Forward-Looking Statements and Limitation on Representations

 

This Current Report on Form 8-K includes forward-looking statements relating to matters that are not historical facts. Forward-looking statements may be identified by the use of words such as “expect,” “intend,” “believe,” “will,” “should,” “would” or comparable terminology or by discussions of strategy. While the Company believes its assumptions and expectations underlying forward-looking statements are reasonable, there can be no assurance that actual results will not be materially different. Risks and uncertainties that could cause materially different results include, among others, the Company’s ability to consummate the transaction described above. The Company assumes no duty to update any forward-looking statements other than as required by applicable law.

 

The Agreements and other disclosures included in this Current Report on Form 8-K are intended to provide shareholders and investors with information regarding the terms of the Agreements, and not to provide shareholders and investors with any other factual information regarding the Company or its subsidiaries or their respective business. You should not rely on the representations and warranties in the Agreements or any descriptions thereof as characterizations of the actual state of facts or condition of the Company or any of its subsidiaries or affiliates. Moreover, information concerning the subject matter of the representations and warranties may change after the date of the Agreements, which subsequent information may or may not be fully reflected in the Company’s public disclosures. Other than as disclosed in this Current Report on Form 8-K, as of the date of this Current Report on Form 8-K, the Company is not aware of any material facts that are required to be disclosed under the federal securities laws that would contradict the representations and warranties in the Agreements.
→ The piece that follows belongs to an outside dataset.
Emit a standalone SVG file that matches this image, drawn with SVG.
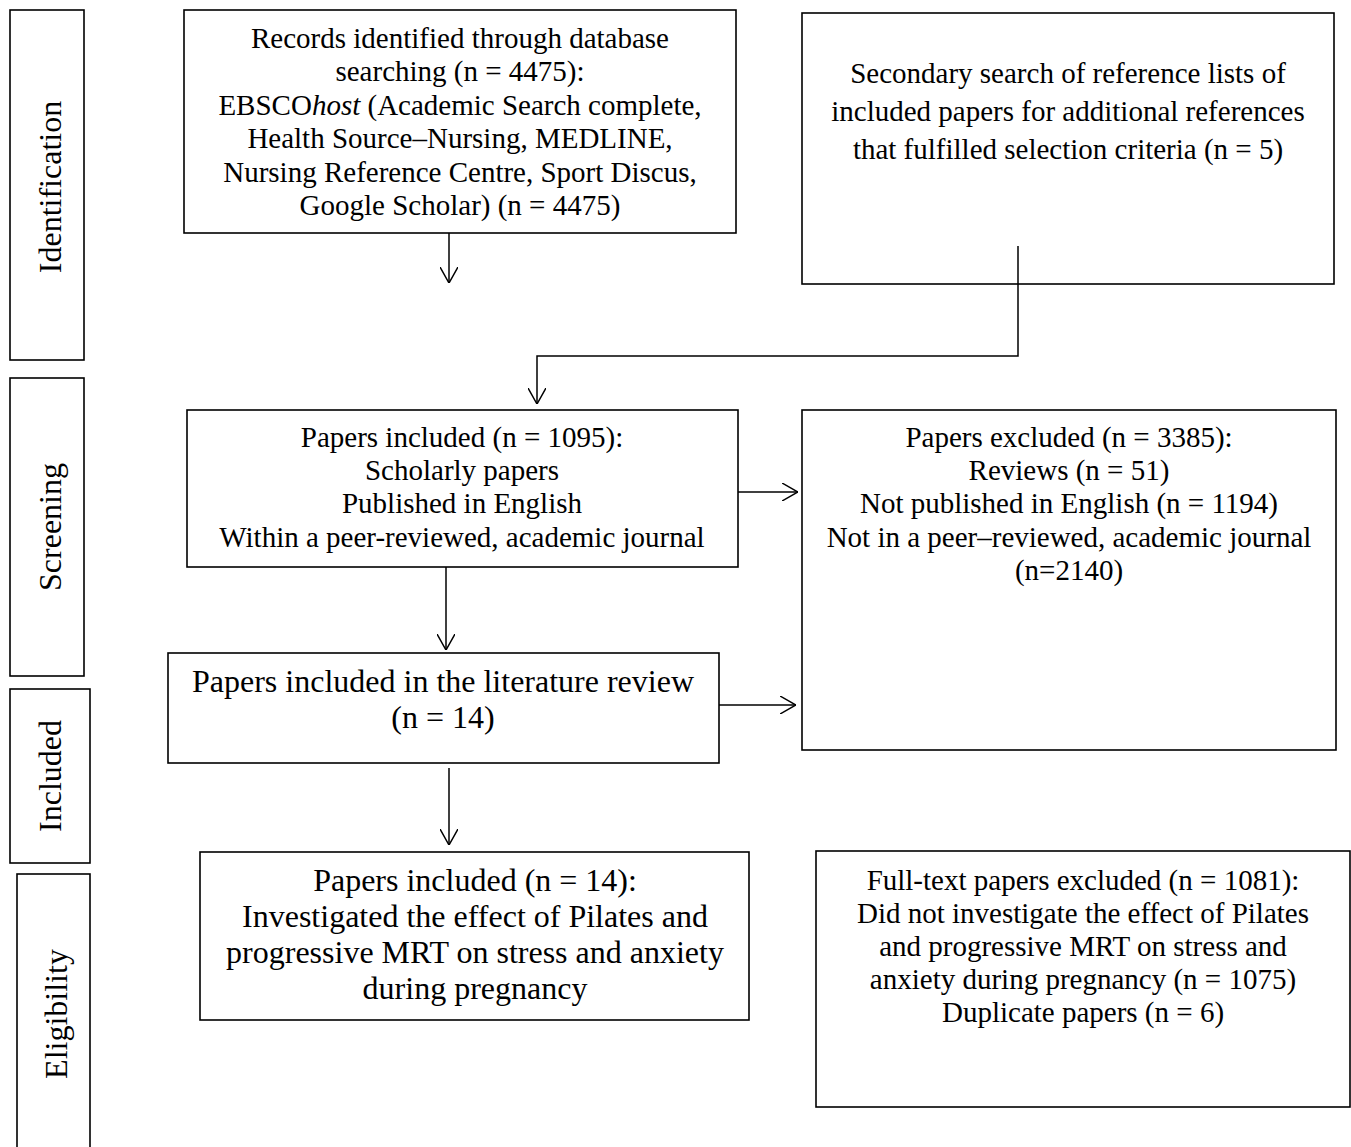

The Company will provide additional disclosure in its public reports to the extent that it is aware of the existence of any material facts that are required to be disclosed under federal securities laws and that might otherwise contradict the representations and warranties contained in the Agreements and will update such disclosure as required by federal securities laws. Accordingly, the Agreements should not be read alone, but should instead be read in conjunction with the other information regarding the Company and its subsidiaries that has been, is or will be contained in, or incorporated by reference into, the Forms 10-K, Forms 10-Q, Forms 8-K, proxy statements, registration statements and other documents that the Company files with the SEC.

 

ITEM 2.01. COMPLETION OF ACQUISITION OR DISPOSITION OF ASSETS

 

The information included in Item 1.01 of this Current Report on Form 8-K is hereby incorporated by reference into this Item 2.01.

 

ITEM 9.01 FINANCIAL STATEMENTS AND EXHIBITS.

 

(d) Exhibits.

 

Exhibit   Document Description
     
10.1   Inventory Purchase Agreement between Sylios Corp and Wanshan Engineering Services, LLC dated September 12, 2019
10.2   Inventory Purchase Agreement between Sylios Corp and Wanshan Engineering Services, LLC dated September 21, 2019

 

     
 

 

SIGNATURES

 

Pursuant to the requirements of the Securities Exchange Act of 1934, the Registrant has duly caused this report to be signed on its behalf by the undersigned hereunto duly authorized.

 

Dated this 30th day of October 2019.